In a century that produced many outstanding Irishmen in various walks of life, Luke Wadding was the best known internationally, and probably the most distinguished. A portrait of Wadding painted in his last years by Carlo Maratti is preserved in St Isidore's; a copy is in the Franciscan friary in Dublin. There is a fresco of him in the aula maxima of the college, by Emanuele da Como, OFM (1672). The National Gallery of Ireland, Dublin, has another contemporary portrait, attributed to José Ribera. A death mask is also preserved at St Isidore's. A modern bust by Umberto Bruni (1957) is in the vestibule of St Isidore's and also in the vestibule of the Pontifical Irish College.

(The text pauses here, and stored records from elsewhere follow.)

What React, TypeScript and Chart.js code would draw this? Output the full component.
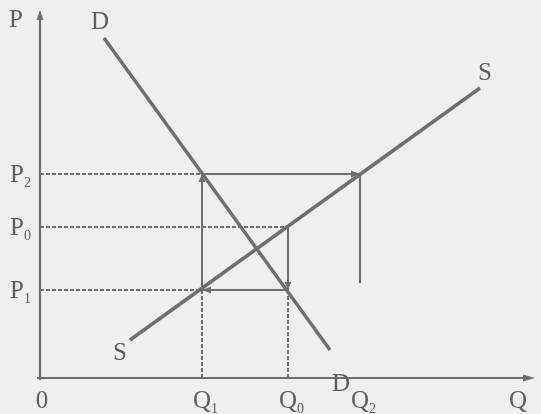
import React, { useEffect, useRef } from "react";
import { Chart, registerables } from "chart.js";

Chart.register(...registerables);

// Curves (quantity, price)
const demandQ = [64, 290];
const demandP = [340, 28];
const supplyQ = [90, 440];
const supplyP = [38, 290];

// Key quantities and prices
const Q1 = 162;
const Q0 = 248;
const Q2 = 320;
const P2 = 204;
const P0 = 151;
const P1 = 88;
const Q2LineEnd = 95;

// Axis tick labels
const quantityTicks = [0, Q1, Q0, Q2, 478];
const quantityLabels = ["0", "Q", "Q", "Q", "Q"];
const quantitySubs = ["", "1", "0", "2", ""];
const priceTicks = [P2, P0, P1];
const priceLabels = ["P", "P", "P"];
const priceSubs = ["2", "0", "1"];

const LINE = "#6e6e6e";
const TEXT = "#5e5e5e";
const FONT = "'Liberation Serif', 'Times New Roman', serif";

const pts = (xs: number[], ys: number[]) => xs.map((x, i) => ({ x, y: ys[i] }));

export default function App() {
  const ref = useRef<HTMLCanvasElement | null>(null);
  useEffect(() => {
    document.body.style.margin = "0";
    const canvas = ref.current!;
    const drawPlugin = {
      id: "econ",
      beforeDraw(chart: any) {
        const c = chart.ctx;
        c.save();
        c.fillStyle = "#efefef";
        c.fillRect(0, 0, chart.width, chart.height);
        c.restore();
      },
      afterDatasetsDraw(chart: any) {
        const c = chart.ctx as CanvasRenderingContext2D;
        const xs = chart.scales.x;
        const ys = chart.scales.y;
        const px = (v: number) => xs.getPixelForValue(v);
        const py = (v: number) => ys.getPixelForValue(v);
        const x0 = px(0);
        const y0 = py(0);
        c.save();
        // axes
        c.strokeStyle = LINE;
        c.fillStyle = LINE;
        c.lineWidth = 2.2;
        c.beginPath();
        c.moveTo(x0, y0 + 2);
        c.lineTo(x0, py(366));
        c.moveTo(x0 - 3, y0);
        c.lineTo(px(490), y0);
        c.stroke();
        const arrow = (x: number, y: number, dx: number, dy: number, len = 9, w = 3.5) => {
          const bx = x - dx * len;
          const by = y - dy * len;
          c.beginPath();
          c.moveTo(x, y);
          c.lineTo(bx - dy * w, by + dx * w);
          c.lineTo(bx + dy * w, by - dx * w);
          c.closePath();
          c.fill();
        };
        arrow(x0, py(368), 0, -1, 10, 3.5);
        arrow(px(495), y0, 1, 0, 12, 3.5);
        // cobweb arrows
        arrow(px(Q1), py(P2), 0, -1, 8, 3.5);
        arrow(px(Q2), py(P2), 1, 0, 9, 3.5);
        arrow(px(Q0), py(P1), 0, 1, 8, 3.5);
        arrow(px(Q1), py(P1), -1, 0, 9, 3.5);

        // labels
        c.fillStyle = TEXT;
        c.textBaseline = "middle";
        const label = (t: string, sub: string, x: number, y: number, size = 25) => {
          c.font = `${size}px ${FONT}`;
          c.textAlign = "left";
          const w = c.measureText(t).width;
          c.fillText(t, x, y);
          if (sub) {
            c.font = `${Math.round(size * 0.55)}px ${FONT}`;
            c.fillText(sub, x + w, y + size * 0.32);
          }
        };
        const centered = (t: string, sub: string, cx: number, y: number, size = 25) => {
          c.font = `${size}px ${FONT}`;
          const w = c.measureText(t).width;
          label(t, sub, cx - w / 2, y, size);
        };
        // price labels
        priceTicks.forEach((v, i) => label(priceLabels[i], priceSubs[i], 10, py(v) + 1, 25));
        // quantity labels
        quantityTicks.forEach((v, i) => centered(quantityLabels[i], quantitySubs[i], px(v) + (i === 0 ? 2 : 0), y0 + 23, 25));
        // axis P
        label("P", "", 9, 20, 25);
        // curve labels
        centered("D", "", 100, 22, 25);
        centered("S", "", 485, 73, 25);
        centered("S", "", 120, 353, 25);
        centered("D", "", 341, 384, 25);
        c.restore();
      },
    };

    const solid = { borderColor: LINE, borderWidth: 2, pointRadius: 0, showLine: true, fill: false };
    const dotted = { ...solid, borderWidth: 2, borderDash: [4, 2] };
    const chart = new Chart(canvas, {
      type: "scatter",
      data: {
        datasets: [
          { label: "D", data: pts(demandQ, demandP), ...solid, borderWidth: 3.4 },
          { label: "S", data: pts(supplyQ, supplyP), ...solid, borderWidth: 3.4 },
          { label: "cobweb1", data: pts([Q1, Q1, Q2, Q2], [P1, P2, P2, Q2LineEnd]), ...solid },
          { label: "cobweb0", data: pts([Q0, Q0, Q1], [P0, P1, P1]), ...solid },
          { label: "P2", data: pts([0, Q1], [P2, P2]), ...dotted },
          { label: "P0", data: pts([0, Q0], [P0, P0]), ...dotted },
          { label: "P1", data: pts([0, Q1], [P1, P1]), ...dotted },
          { label: "Q1", data: pts([Q1, Q1], [P1, 0]), ...dotted },
          { label: "Q0", data: pts([Q0, Q0], [P1, 0]), ...dotted },
        ] as any,
      },
      options: {
        animation: false,
        responsive: false,
        layout: { padding: { left: 40, right: 6, top: 8, bottom: 36 } },
        plugins: { legend: { display: false }, tooltip: { enabled: false } },
        scales: {
          x: { type: "linear", min: 0, max: 495, display: false },
          y: { type: "linear", min: 0, max: 370, display: false },
        },
      },
      plugins: [drawPlugin],
    });
    return () => chart.destroy();
  }, []);
  return (
    <div style={{ width: 541, height: 414 }}>
      <canvas ref={ref} width={541} height={414} />
    </div>
  );
}
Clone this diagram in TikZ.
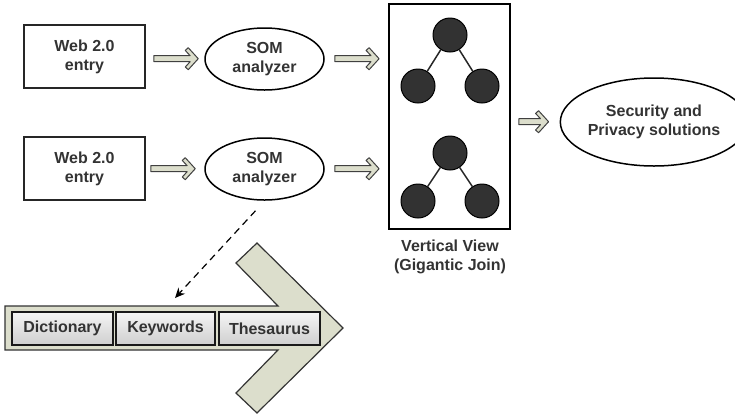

Wadding's papers, including letters to him, are preserved in the archives of St Isidore's College, Rome, and in the Franciscan manuscripts at UCD archives. Other papers can be found in the archives of those congregations in the papal curia for which he worked. His extant letters, of the very many which he penned, must be located in various libraries and archives in Europe. Besides those in St Isidore's (MSS 2/10, 2/22, W 8, W 12, W 13) and UCD (MSS D 3, D 4, D 8), there are at least forty-eight in the Vatican Library MSS Barb. lat. (see Archiv. Hib., xviii (1955)); there are eight in the Biblioteca Landiana, Piacenza (see Bolletino Storico Piacentino, v (1910), 108–16); in the Biblioteca Nazionale in Naples there are eleven letters to Antonio Caracciolo, Theatine, on liturgical reforms; the Biblioteca Ambrosiana in Milan has one letter (MS B 264); and there is at least one in the Archives of the Bollandists, Brussels (Correspondance I, 40), and one in the Archives Générales de Royaume, Brussels (Secrétaire d'État et de Guerre, portfolio 574); there are some in the Von Harrach family archives, Vienna, and in the archives of the Franciscan friary of St Jerome, Vienna (Miscellanea). Three letters of his are edited in B. O'Ferrall and D. O'Connell, Commentarius Rinuccinianus, ed. J. Kavanagh, IMC (6 vols, 1932–49), ii and iv; Archiv. Hib., xiv (1949), 49; and B. Jennings (ed.), Wadding papers, 1614–1638 (1958), 624–8.